+++ Material provided
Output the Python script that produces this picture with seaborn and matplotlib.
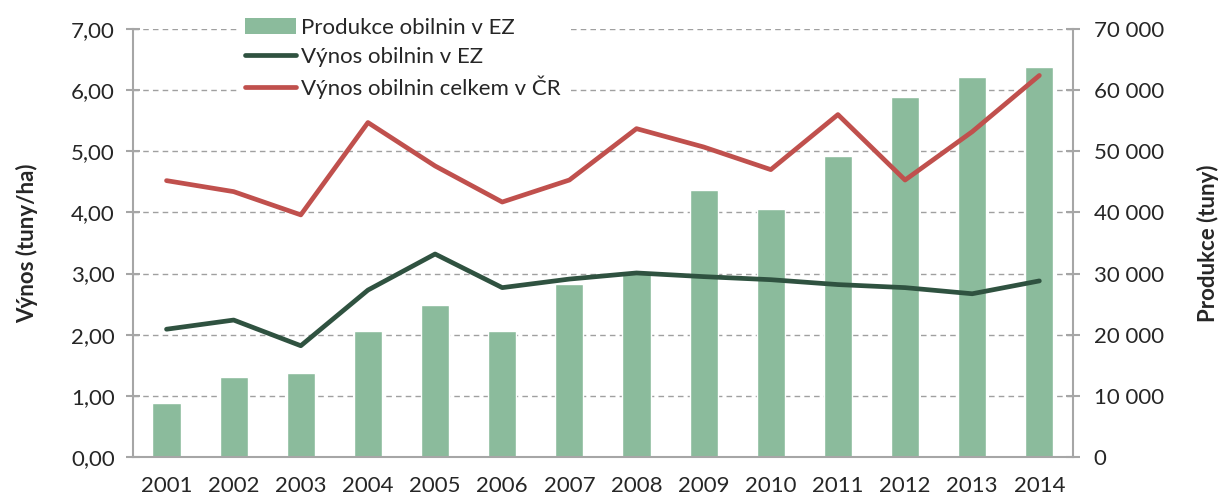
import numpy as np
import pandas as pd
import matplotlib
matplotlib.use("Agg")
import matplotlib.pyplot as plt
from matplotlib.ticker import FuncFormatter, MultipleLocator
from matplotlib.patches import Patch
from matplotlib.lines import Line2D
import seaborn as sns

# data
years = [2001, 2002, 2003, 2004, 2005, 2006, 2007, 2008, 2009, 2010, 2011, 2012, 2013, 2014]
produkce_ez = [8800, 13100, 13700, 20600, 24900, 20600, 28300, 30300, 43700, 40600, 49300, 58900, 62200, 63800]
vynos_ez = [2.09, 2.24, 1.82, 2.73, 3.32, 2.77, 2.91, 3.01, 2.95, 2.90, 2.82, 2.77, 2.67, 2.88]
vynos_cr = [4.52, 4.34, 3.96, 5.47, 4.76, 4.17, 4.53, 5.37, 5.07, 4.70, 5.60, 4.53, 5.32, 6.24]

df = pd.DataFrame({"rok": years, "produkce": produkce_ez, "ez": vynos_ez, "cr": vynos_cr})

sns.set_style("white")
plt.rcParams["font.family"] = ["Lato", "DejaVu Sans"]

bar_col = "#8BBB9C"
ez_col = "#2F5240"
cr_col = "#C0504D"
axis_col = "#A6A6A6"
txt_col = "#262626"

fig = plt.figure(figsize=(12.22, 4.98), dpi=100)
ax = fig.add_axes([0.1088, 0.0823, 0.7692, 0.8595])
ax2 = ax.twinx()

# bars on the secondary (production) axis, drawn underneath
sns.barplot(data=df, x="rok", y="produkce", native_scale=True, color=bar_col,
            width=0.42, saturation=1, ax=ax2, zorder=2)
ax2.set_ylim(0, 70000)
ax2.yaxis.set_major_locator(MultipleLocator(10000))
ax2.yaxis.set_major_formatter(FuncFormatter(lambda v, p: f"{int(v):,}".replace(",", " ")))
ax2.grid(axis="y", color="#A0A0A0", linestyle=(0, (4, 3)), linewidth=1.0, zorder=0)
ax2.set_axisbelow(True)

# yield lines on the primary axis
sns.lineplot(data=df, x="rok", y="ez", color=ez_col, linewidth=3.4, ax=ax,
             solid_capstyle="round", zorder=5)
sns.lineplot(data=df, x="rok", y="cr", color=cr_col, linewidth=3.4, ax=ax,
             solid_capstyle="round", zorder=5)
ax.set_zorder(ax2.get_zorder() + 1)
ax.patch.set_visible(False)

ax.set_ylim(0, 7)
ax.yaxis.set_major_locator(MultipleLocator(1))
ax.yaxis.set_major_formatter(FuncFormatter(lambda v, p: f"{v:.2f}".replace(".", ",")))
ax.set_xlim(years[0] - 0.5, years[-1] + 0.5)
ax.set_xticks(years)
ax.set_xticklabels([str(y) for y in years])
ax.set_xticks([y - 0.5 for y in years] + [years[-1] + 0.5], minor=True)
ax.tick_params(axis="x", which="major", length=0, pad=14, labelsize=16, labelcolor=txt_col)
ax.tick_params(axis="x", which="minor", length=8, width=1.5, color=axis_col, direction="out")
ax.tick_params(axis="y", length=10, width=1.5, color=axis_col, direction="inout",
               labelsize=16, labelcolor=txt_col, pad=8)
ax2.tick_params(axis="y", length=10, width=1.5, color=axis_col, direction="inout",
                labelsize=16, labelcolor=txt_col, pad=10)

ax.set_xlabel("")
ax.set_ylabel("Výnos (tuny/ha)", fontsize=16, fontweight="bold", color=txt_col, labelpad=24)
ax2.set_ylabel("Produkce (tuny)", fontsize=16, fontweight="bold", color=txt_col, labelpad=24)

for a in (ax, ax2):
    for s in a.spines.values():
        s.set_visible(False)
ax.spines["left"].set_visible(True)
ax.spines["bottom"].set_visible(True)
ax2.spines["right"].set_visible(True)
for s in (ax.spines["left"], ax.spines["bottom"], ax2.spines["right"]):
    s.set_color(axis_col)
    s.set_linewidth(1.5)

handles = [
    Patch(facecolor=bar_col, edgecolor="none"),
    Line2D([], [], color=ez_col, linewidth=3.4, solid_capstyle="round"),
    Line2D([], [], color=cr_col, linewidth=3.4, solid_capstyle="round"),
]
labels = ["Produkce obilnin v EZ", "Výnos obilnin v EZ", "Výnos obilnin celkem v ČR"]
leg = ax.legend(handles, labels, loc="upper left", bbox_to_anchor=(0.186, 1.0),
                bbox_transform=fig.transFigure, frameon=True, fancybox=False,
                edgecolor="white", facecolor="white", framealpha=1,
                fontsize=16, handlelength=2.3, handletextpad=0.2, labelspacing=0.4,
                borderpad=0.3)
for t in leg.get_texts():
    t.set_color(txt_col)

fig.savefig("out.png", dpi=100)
++++++
Go from the first line of the listing to the line holding "import seaborn as sns" and, please, transcribe those lines exactly, both included, with no pictures.

* Correct output
Output the Python script that produces this picture with seaborn and matplotlib.
import numpy as np
import pandas as pd
import matplotlib
matplotlib.use("Agg")
import matplotlib.pyplot as plt
from matplotlib.ticker import FuncFormatter, MultipleLocator
from matplotlib.patches import Patch
from matplotlib.lines import Line2D
import seaborn as sns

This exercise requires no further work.